Do ponto de vista jurídico, pretos e pardos são considerados negros. É o que explica a advogada Lorena Pacheco, membra da Comissão de Promoção da Igualdade Racial da Ordem dos Advogados do Brasil Seção Bahia (OAB-BA). Segundo ela, essa é a compreensão para a aplicação de políticas públicas.
"Dentro do sistema de justiça, não só eleitoral, pretos e pardos são pessoas do grupo étnico negro. Isso vem também porque o Supremo declarou a constitucionalidade da Lei Federal 12.990/2014 (que garante a reserva de vagas), a autodeclaração, mas é a partir de critérios de heteroidentificação", aponta.
A heteoridentificação elencada nada mais é uma terminologia que descreve o processo de identificação étnico-racial de uma pessoa a partir da percepção social de outra. As bancas de aferição racial são algumas ferramentas que dão conta desse modelo de avaliação. Esse formato, porém, não existe na estrutura que julga o registro de candidaturas ou no interior das legendas.
Segundo Lorena, a aplicabilidade do entendimento de negritude na execução de ações afirmativas não difere da maneira que isso acontece na jusisprudência que rege o pleito, sendo levada em conta pelos partidos na hora em que são provocadas as estratégias de garantia de equidade no processo político, como na distribuição dos recursos financeiros especiais para campanhas.
"Quando a Justiça Eleitoral encara que há a necessidade de diversificar o quadro de seus representantes, incluindo mulheres e pessoas negras, fazendo uma avaliação, tanto da quantidade de candidaturas quanto da maneira que o fundo partidário era repassado, se propõe uma política para garantir que essa diversidade chegue para essas pessoas", salienta.
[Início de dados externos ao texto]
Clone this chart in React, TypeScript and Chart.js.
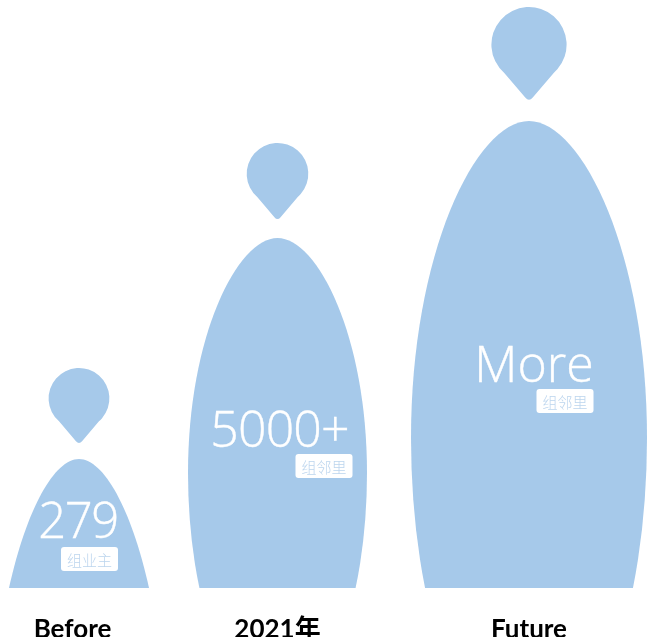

Em 2020, o ministro Ricardo Lewandowski fixou orientações sobre a distribuição proporcional das verbas do chamado Fundo Especial de Financiamento de Campanha (FEFC). Entre os critérios estão o de que os fundos eleitoral e partidário devem ser divididos primeiramente entre homens e mulheres, para depois, dentro de cada grupo, serem repassados aos políticos autodeclarados negros, observada a obrigatoriedade mínima de 30% a candidaturas femininas.
Apesar de não haver uma aferição propriamente dita, durante o julgamento de pedidos de registro junto ao TSE são observados documentos enviados pelos candidatos e há também uma análise judicial dos políticos. Autodeclarações atestadamente falseadas ou fraudulentas podem dar causa a um pedido de impugnação.
"É um processo novo. Estamos na segunda eleição em que há esse Fundo Especial de Financiamento de Campanha específico para candidaturas negras e de mulheres", diz Lorena Pacheco, exemplificando que em alguns casos em que houve um questionamento público popular ou judicial, explicações foram requeridas pela Justiça.